▶ [Challenge]: Quote, verbatim, all material below, without pictures.

▶ [Data]:
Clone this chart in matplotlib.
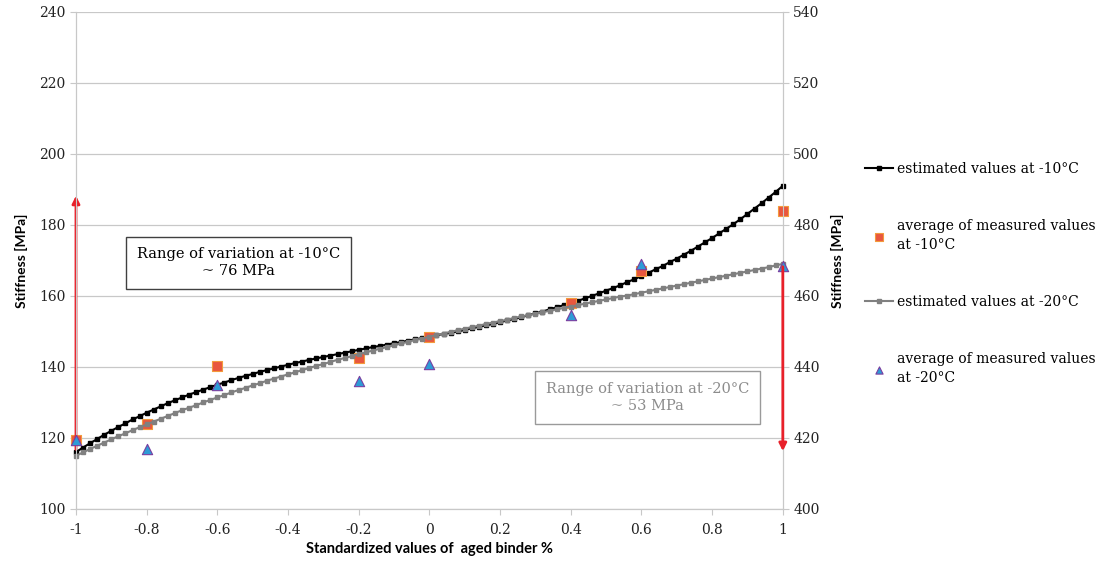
import numpy as np
import matplotlib.pyplot as plt

# binder content axis (standardized), estimated curves sampled every 0.02
x_est = np.linspace(-1, 1, 101)

est_10 = [116.0, 117.3, 118.5, 119.7, 120.9, 122.0, 123.1, 124.1, 125.2, 126.1,
          127.1, 128.0, 128.9, 129.8, 130.6, 131.4, 132.2, 132.9, 133.6, 134.3,
          135.0, 135.6, 136.3, 136.9, 137.5, 138.0, 138.6, 139.1, 139.6, 140.1,
          140.6, 141.1, 141.5, 142.0, 142.4, 142.8, 143.2, 143.6, 144.0, 144.4,
          144.8, 145.2, 145.6, 145.9, 146.3, 146.7, 147.0, 147.4, 147.8, 148.1,
          148.5, 148.9, 149.3, 149.6, 150.0, 150.4, 150.9, 151.3, 151.7, 152.1,
          152.6, 153.1, 153.5, 154.0, 154.6, 155.1, 155.6, 156.2, 156.8, 157.4,
          158.0, 158.6, 159.3, 160.0, 160.7, 161.5, 162.2, 163.0, 163.9, 164.7,
          165.6, 166.5, 167.5, 168.4, 169.5, 170.5, 171.6, 172.7, 173.9, 175.1,
          176.3, 177.6, 178.9, 180.2, 181.6, 183.1, 184.6, 186.1, 187.7, 189.3,
          191.0]

est_20 = [415.0, 415.9, 416.9, 417.8, 418.7, 419.6, 420.5, 421.3, 422.2, 423.0,
          423.8, 424.6, 425.4, 426.2, 427.0, 427.8, 428.5, 429.2, 430.0, 430.7,
          431.4, 432.1, 432.8, 433.5, 434.1, 434.8, 435.4, 436.1, 436.7, 437.3,
          437.9, 438.5, 439.1, 439.7, 440.3, 440.8, 441.4, 442.0, 442.5, 443.0,
          443.6, 444.1, 444.6, 445.1, 445.6, 446.1, 446.6, 447.1, 447.6, 448.0,
          448.5, 449.0, 449.4, 449.9, 450.3, 450.8, 451.2, 451.6, 452.1, 452.5,
          452.9, 453.3, 453.8, 454.2, 454.6, 455.0, 455.4, 455.8, 456.2, 456.6,
          457.0, 457.4, 457.8, 458.2, 458.6, 459.0, 459.4, 459.8, 460.1, 460.5,
          460.9, 461.3, 461.7, 462.1, 462.5, 462.9, 463.3, 463.7, 464.1, 464.5,
          464.9, 465.3, 465.7, 466.1, 466.5, 466.9, 467.3, 467.7, 468.1, 468.6,
          469.0]

# measured averages
x_meas = [-1, -0.8, -0.6, -0.2, 0, 0.4, 0.6, 1]
meas_10 = [119.5, 124.0, 140.2, 142.5, 148.5, 158.0, 167.0, 184.0]
meas_20 = [419.5, 417.0, 435.0, 436.0, 440.8, 454.5, 469.0, 468.5]

x_ticks = [-1, -0.8, -0.6, -0.4, -0.2, 0, 0.2, 0.4, 0.6, 0.8, 1]
x_ticklabels = ['-1', '-0.8', '-0.6', '-0.4', '-0.2', '0', '0.2', '0.4', '0.6', '0.8', '1']
range_10 = (116, 189)
range_20 = (469, 415.5)

serif = 'DejaVu Serif'
sans = 'Lato'
grid_c = '#C8C8C8'

fig = plt.figure(figsize=(11.01, 5.63), dpi=100)
ax1 = fig.add_axes([0.069, 0.096, 0.642, 0.883])
ax2 = ax1.twinx()

l1, = ax1.plot(x_est, est_10, color='black', lw=1.5, marker='s', ms=3.5,
               label='estimated values at -10°C', zorder=3, clip_on=False)
s1 = ax1.scatter(x_meas, meas_10, marker='s', s=55, color='#E8573F',
                 edgecolors='#F39A3C', linewidths=0.8, zorder=4, clip_on=False,
                 label='average of measured values\nat -10°C')
l2, = ax2.plot(x_est, est_20, color='#808080', lw=1.5, marker='s', ms=3.5,
               label='estimated values at -20°C', zorder=2, clip_on=False)
s2 = ax2.scatter(x_meas, meas_20, marker='^', s=55, color='#2E9BD6',
                 edgecolors='#7A3FA0', linewidths=0.8, zorder=4, clip_on=False,
                 label='average of measured values\nat -20°C')

# range arrows
ax1.annotate('', xy=(-1, range_10[1]), xytext=(-1, range_10[0]),
             arrowprops=dict(arrowstyle='-|>', color='#E8202A', lw=2, mutation_scale=11),
             zorder=5)
ax2.annotate('', xy=(1, range_20[1]), xytext=(1, range_20[0]),
             arrowprops=dict(arrowstyle='-|>', color='#E8202A', lw=2, mutation_scale=11),
             zorder=5)

ax1.text(-0.54, 169.3, 'Range of variation at -10°C\n~ 76 MPa', ha='center', va='center',
         family=serif, fontsize=10.5, linespacing=1.25,
         bbox=dict(boxstyle='square,pad=0.75', fc='white', ec='#404040', lw=1))
ax1.text(0.618, 131.3, 'Range of variation at -20°C\n~ 53 MPa', ha='center', va='center',
         family=serif, fontsize=10.5, color='#8C8C8C', linespacing=1.25,
         bbox=dict(boxstyle='square,pad=0.75', fc='white', ec='#9A9A9A', lw=1))

ax1.set_xlim(-1, 1)
ax1.set_ylim(100, 240)
ax2.set_ylim(400, 540)
ax1.set_yticks(range(100, 241, 20))
ax2.set_yticks(range(400, 541, 20))
ax1.set_xticks(x_ticks)
ax1.set_xticklabels(x_ticklabels)
ax1.yaxis.grid(True, color=grid_c, lw=0.9)
ax1.set_axisbelow(True)

for ax in (ax1, ax2):
    ax.spines['top'].set_visible(False)
    for side in ('left', 'right', 'bottom'):
        ax.spines[side].set_color(grid_c)
    ax.tick_params(colors='#222222', length=4, labelsize=10, color=grid_c)
    for lab in ax.get_xticklabels() + ax.get_yticklabels():
        lab.set_family(serif)
ax1.tick_params(axis='x', pad=6)

ax1.set_ylabel('Stiffness [MPa]', family=sans, weight='bold', fontsize=10, labelpad=8)
ax2.set_ylabel('Stiffness [MPa]', family=sans, weight='bold', fontsize=10, labelpad=8)
ax1.set_xlabel('Standardized values of  aged binder %', family=sans, weight='bold',
               fontsize=10.5, labelpad=4)

leg = fig.legend(handles=[l1, s1, l2, s2], loc='upper left',
                 bbox_to_anchor=(0.781, 0.723), frameon=False, borderaxespad=0,
                 prop={'family': serif, 'size': 10}, labelspacing=3.1,
                 handlelength=2.0, handletextpad=0.25, numpoints=1, scatterpoints=1,
                 markerscale=0.7)
for t in leg.get_texts():
    t.set_linespacing(1.45)

fig.savefig('out.png', dpi=100)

▶ [Response below]:
Clone this chart in matplotlib.
import numpy as np
import matplotlib.pyplot as plt

# binder content axis (standardized), estimated curves sampled every 0.02
x_est = np.linspace(-1, 1, 101)

est_10 = [116.0, 117.3, 118.5, 119.7, 120.9, 122.0, 123.1, 124.1, 125.2, 126.1,
          127.1, 128.0, 128.9, 129.8, 130.6, 131.4, 132.2, 132.9, 133.6, 134.3,
          135.0, 135.6, 136.3, 136.9, 137.5, 138.0, 138.6, 139.1, 139.6, 140.1,
          140.6, 141.1, 141.5, 142.0, 142.4, 142.8, 143.2, 143.6, 144.0, 144.4,
          144.8, 145.2, 145.6, 145.9, 146.3, 146.7, 147.0, 147.4, 147.8, 148.1,
          148.5, 148.9, 149.3, 149.6, 150.0, 150.4, 150.9, 151.3, 151.7, 152.1,
          152.6, 153.1, 153.5, 154.0, 154.6, 155.1, 155.6, 156.2, 156.8, 157.4,
          158.0, 158.6, 159.3, 160.0, 160.7, 161.5, 162.2, 163.0, 163.9, 164.7,
          165.6, 166.5, 167.5, 168.4, 169.5, 170.5, 171.6, 172.7, 173.9, 175.1,
          176.3, 177.6, 178.9, 180.2, 181.6, 183.1, 184.6, 186.1, 187.7, 189.3,
          191.0]

est_20 = [415.0, 415.9, 416.9, 417.8, 418.7, 419.6, 420.5, 421.3, 422.2, 423.0,
          423.8, 424.6, 425.4, 426.2, 427.0, 427.8, 428.5, 429.2, 430.0, 430.7,
          431.4, 432.1, 432.8, 433.5, 434.1, 434.8, 435.4, 436.1, 436.7, 437.3,
          437.9, 438.5, 439.1, 439.7, 440.3, 440.8, 441.4, 442.0, 442.5, 443.0,
          443.6, 444.1, 444.6, 445.1, 445.6, 446.1, 446.6, 447.1, 447.6, 448.0,
          448.5, 449.0, 449.4, 449.9, 450.3, 450.8, 451.2, 451.6, 452.1, 452.5,
          452.9, 453.3, 453.8, 454.2, 454.6, 455.0, 455.4, 455.8, 456.2, 456.6,
          457.0, 457.4, 457.8, 458.2, 458.6, 459.0, 459.4, 459.8, 460.1, 460.5,
          460.9, 461.3, 461.7, 462.1, 462.5, 462.9, 463.3, 463.7, 464.1, 464.5,
          464.9, 465.3, 465.7, 466.1, 466.5, 466.9, 467.3, 467.7, 468.1, 468.6,
          469.0]

# measured averages
x_meas = [-1, -0.8, -0.6, -0.2, 0, 0.4, 0.6, 1]
meas_10 = [119.5, 124.0, 140.2, 142.5, 148.5, 158.0, 167.0, 184.0]
meas_20 = [419.5, 417.0, 435.0, 436.0, 440.8, 454.5, 469.0, 468.5]

x_ticks = [-1, -0.8, -0.6, -0.4, -0.2, 0, 0.2, 0.4, 0.6, 0.8, 1]
x_ticklabels = ['-1', '-0.8', '-0.6', '-0.4', '-0.2', '0', '0.2', '0.4', '0.6', '0.8', '1']
range_10 = (116, 189)
range_20 = (469, 415.5)

serif = 'DejaVu Serif'
sans = 'Lato'
grid_c = '#C8C8C8'

fig = plt.figure(figsize=(11.01, 5.63), dpi=100)
ax1 = fig.add_axes([0.069, 0.096, 0.642, 0.883])
ax2 = ax1.twinx()

l1, = ax1.plot(x_est, est_10, color='black', lw=1.5, marker='s', ms=3.5,
               label='estimated values at -10°C', zorder=3, clip_on=False)
s1 = ax1.scatter(x_meas, meas_10, marker='s', s=55, color='#E8573F',
                 edgecolors='#F39A3C', linewidths=0.8, zorder=4, clip_on=False,
                 label='average of measured values\nat -10°C')
l2, = ax2.plot(x_est, est_20, color='#808080', lw=1.5, marker='s', ms=3.5,
               label='estimated values at -20°C', zorder=2, clip_on=False)
s2 = ax2.scatter(x_meas, meas_20, marker='^', s=55, color='#2E9BD6',
                 edgecolors='#7A3FA0', linewidths=0.8, zorder=4, clip_on=False,
                 label='average of measured values\nat -20°C')

# range arrows
ax1.annotate('', xy=(-1, range_10[1]), xytext=(-1, range_10[0]),
             arrowprops=dict(arrowstyle='-|>', color='#E8202A', lw=2, mutation_scale=11),
             zorder=5)
ax2.annotate('', xy=(1, range_20[1]), xytext=(1, range_20[0]),
             arrowprops=dict(arrowstyle='-|>', color='#E8202A', lw=2, mutation_scale=11),
             zorder=5)

ax1.text(-0.54, 169.3, 'Range of variation at -10°C\n~ 76 MPa', ha='center', va='center',
         family=serif, fontsize=10.5, linespacing=1.25,
         bbox=dict(boxstyle='square,pad=0.75', fc='white', ec='#404040', lw=1))
ax1.text(0.618, 131.3, 'Range of variation at -20°C\n~ 53 MPa', ha='center', va='center',
         family=serif, fontsize=10.5, color='#8C8C8C', linespacing=1.25,
         bbox=dict(boxstyle='square,pad=0.75', fc='white', ec='#9A9A9A', lw=1))

ax1.set_xlim(-1, 1)
ax1.set_ylim(100, 240)
ax2.set_ylim(400, 540)
ax1.set_yticks(range(100, 241, 20))
ax2.set_yticks(range(400, 541, 20))
ax1.set_xticks(x_ticks)
ax1.set_xticklabels(x_ticklabels)
ax1.yaxis.grid(True, color=grid_c, lw=0.9)
ax1.set_axisbelow(True)

for ax in (ax1, ax2):
    ax.spines['top'].set_visible(False)
    for side in ('left', 'right', 'bottom'):
        ax.spines[side].set_color(grid_c)
    ax.tick_params(colors='#222222', length=4, labelsize=10, color=grid_c)
    for lab in ax.get_xticklabels() + ax.get_yticklabels():
        lab.set_family(serif)
ax1.tick_params(axis='x', pad=6)

ax1.set_ylabel('Stiffness [MPa]', family=sans, weight='bold', fontsize=10, labelpad=8)
ax2.set_ylabel('Stiffness [MPa]', family=sans, weight='bold', fontsize=10, labelpad=8)
ax1.set_xlabel('Standardized values of  aged binder %', family=sans, weight='bold',
               fontsize=10.5, labelpad=4)

leg = fig.legend(handles=[l1, s1, l2, s2], loc='upper left',
                 bbox_to_anchor=(0.781, 0.723), frameon=False, borderaxespad=0,
                 prop={'family': serif, 'size': 10}, labelspacing=3.1,
                 handlelength=2.0, handletextpad=0.25, numpoints=1, scatterpoints=1,
                 markerscale=0.7)
for t in leg.get_texts():
    t.set_linespacing(1.45)

fig.savefig('out.png', dpi=100)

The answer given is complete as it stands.